■ Exercise prompt ■
Look through the data for the string "script". Copy every line where it is found.

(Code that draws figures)
'''

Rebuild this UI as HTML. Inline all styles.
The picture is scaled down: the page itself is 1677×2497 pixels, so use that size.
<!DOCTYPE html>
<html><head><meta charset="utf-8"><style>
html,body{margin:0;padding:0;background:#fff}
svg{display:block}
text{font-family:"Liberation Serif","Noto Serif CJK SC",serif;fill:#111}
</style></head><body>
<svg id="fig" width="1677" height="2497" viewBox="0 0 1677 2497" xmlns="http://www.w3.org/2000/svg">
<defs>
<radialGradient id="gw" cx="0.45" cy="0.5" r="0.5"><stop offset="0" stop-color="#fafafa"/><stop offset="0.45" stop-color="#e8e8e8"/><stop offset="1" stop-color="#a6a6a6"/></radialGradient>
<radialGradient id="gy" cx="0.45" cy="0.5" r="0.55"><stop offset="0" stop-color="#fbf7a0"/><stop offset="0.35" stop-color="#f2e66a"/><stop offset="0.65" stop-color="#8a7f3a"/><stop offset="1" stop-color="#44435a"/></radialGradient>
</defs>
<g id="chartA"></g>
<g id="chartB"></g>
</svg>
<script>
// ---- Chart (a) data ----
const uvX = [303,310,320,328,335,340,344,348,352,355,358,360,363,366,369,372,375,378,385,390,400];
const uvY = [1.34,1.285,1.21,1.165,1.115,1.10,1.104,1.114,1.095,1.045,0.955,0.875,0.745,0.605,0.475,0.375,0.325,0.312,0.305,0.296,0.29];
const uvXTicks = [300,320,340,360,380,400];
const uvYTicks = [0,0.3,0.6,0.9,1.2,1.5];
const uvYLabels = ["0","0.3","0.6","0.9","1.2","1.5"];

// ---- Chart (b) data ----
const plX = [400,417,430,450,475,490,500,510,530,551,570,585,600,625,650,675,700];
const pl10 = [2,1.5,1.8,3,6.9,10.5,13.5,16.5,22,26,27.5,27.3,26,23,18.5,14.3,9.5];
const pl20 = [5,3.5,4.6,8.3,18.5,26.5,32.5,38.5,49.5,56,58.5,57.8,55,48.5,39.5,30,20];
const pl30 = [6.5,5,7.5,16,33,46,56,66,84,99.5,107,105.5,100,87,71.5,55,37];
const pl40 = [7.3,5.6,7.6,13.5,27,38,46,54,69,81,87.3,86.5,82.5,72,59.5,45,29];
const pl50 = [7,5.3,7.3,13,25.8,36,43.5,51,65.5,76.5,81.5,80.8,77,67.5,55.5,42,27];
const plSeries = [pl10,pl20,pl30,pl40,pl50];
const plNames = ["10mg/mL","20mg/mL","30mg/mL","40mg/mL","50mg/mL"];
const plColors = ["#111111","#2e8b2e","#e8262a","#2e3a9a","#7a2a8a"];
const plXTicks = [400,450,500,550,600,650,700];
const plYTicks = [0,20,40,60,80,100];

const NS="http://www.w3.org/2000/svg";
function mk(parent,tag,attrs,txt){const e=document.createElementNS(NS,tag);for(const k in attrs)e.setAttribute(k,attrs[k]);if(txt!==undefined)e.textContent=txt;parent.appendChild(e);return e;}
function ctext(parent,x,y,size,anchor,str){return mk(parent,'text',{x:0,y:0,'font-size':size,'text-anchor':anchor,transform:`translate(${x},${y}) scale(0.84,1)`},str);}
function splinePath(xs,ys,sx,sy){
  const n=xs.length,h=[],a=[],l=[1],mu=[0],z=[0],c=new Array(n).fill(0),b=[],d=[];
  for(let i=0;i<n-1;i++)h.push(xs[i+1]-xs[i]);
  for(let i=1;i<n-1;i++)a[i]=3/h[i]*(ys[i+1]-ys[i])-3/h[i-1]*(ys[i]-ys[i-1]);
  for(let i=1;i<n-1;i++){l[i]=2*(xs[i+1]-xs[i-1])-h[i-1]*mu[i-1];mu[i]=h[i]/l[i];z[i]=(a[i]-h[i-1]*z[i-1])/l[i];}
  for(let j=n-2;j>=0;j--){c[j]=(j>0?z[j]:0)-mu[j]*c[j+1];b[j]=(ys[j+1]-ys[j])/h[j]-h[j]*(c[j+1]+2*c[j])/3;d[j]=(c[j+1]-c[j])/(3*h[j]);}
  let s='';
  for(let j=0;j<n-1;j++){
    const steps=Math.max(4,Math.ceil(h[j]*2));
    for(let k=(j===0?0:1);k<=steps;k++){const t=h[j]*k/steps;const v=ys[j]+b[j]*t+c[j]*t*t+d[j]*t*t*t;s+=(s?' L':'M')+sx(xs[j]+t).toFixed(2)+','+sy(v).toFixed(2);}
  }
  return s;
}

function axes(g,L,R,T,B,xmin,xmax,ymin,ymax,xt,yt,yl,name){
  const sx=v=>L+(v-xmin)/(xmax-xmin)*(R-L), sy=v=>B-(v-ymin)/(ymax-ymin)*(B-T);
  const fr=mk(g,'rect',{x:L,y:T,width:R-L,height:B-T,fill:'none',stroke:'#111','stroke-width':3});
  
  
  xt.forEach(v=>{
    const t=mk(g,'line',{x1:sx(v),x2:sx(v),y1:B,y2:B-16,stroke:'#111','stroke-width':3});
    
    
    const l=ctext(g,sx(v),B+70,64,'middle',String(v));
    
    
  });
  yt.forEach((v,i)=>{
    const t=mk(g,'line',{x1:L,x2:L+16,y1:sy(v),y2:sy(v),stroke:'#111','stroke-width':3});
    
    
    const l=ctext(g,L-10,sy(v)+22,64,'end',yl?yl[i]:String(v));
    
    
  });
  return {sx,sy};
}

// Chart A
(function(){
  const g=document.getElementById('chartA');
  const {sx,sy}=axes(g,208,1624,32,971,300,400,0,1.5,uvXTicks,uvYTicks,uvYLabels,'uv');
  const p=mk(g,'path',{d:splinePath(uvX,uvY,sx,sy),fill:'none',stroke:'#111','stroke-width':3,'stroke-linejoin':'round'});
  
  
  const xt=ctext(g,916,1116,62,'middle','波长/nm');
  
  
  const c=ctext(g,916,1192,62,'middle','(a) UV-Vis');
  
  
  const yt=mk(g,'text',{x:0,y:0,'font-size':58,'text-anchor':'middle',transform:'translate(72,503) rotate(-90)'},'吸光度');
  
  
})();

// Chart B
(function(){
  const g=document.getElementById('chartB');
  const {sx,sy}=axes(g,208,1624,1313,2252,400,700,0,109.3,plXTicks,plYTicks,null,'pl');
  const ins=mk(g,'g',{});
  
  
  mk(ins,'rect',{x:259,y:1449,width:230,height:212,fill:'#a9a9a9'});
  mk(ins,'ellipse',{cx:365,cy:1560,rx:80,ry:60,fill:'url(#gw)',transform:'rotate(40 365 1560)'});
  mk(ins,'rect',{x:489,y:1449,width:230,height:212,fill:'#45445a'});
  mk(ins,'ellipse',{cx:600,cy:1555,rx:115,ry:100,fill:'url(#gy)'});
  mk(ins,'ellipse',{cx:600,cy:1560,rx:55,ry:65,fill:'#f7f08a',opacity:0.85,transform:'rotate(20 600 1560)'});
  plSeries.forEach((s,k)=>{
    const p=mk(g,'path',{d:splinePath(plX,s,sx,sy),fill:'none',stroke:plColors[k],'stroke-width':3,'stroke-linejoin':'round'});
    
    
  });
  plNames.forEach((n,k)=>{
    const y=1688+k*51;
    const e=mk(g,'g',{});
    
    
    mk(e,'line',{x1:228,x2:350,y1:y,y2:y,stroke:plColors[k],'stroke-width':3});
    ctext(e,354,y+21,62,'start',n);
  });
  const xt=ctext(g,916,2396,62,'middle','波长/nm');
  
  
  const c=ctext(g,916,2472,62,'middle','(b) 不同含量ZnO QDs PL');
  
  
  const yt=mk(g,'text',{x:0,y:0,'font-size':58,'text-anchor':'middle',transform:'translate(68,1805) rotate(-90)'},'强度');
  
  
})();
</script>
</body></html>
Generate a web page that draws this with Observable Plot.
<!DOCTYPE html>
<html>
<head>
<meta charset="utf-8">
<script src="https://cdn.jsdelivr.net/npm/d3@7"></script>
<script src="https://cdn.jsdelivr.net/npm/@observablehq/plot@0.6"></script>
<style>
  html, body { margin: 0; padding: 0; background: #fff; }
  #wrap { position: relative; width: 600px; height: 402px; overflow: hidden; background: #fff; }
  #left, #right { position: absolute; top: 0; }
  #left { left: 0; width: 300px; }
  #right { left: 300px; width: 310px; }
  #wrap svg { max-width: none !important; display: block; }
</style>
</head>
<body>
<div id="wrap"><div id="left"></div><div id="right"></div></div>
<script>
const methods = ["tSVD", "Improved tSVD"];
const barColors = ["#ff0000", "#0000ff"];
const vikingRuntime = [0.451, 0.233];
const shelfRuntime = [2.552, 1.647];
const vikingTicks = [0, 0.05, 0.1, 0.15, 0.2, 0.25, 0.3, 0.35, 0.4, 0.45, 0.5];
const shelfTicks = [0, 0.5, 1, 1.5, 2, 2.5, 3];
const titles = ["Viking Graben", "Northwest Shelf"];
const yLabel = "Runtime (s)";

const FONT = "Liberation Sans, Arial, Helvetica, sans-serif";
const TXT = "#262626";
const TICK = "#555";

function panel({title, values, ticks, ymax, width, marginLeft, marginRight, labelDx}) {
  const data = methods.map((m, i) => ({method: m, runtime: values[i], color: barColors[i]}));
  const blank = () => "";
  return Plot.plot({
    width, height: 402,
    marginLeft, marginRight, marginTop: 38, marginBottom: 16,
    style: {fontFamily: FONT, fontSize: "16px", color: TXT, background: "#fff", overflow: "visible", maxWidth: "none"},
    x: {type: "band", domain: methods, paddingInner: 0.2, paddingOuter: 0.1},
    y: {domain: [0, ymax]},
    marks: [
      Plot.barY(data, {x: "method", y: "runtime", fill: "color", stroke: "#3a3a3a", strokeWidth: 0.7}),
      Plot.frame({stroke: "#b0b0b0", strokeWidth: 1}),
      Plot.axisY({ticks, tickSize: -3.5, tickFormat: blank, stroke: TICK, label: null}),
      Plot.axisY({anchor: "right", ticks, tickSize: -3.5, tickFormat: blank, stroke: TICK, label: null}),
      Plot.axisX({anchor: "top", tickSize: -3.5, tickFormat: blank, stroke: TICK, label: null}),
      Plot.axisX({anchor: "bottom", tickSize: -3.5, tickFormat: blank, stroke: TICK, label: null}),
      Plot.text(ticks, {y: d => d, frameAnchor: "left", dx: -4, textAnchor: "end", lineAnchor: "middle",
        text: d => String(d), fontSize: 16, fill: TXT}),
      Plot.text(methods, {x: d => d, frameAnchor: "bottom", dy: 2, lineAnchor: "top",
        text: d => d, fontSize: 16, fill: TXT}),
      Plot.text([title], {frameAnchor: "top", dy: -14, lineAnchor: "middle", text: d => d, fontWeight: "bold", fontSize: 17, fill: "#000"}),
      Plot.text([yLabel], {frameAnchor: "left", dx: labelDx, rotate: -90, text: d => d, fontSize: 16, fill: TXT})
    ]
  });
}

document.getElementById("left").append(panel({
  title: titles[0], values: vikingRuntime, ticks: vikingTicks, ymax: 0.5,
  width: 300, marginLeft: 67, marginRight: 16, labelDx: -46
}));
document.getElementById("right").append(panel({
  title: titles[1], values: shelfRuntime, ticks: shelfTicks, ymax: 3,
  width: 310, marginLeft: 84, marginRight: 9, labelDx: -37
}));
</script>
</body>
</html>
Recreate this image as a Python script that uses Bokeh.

'''

■ Task answer ■
<script>
</script>
<script src="https://cdn.jsdelivr.net/npm/d3@7"></script>
<script src="https://cdn.jsdelivr.net/npm/@observablehq/plot@0.6"></script>
<script>
</script>
Recreate this image as a Python script that uses Bokeh.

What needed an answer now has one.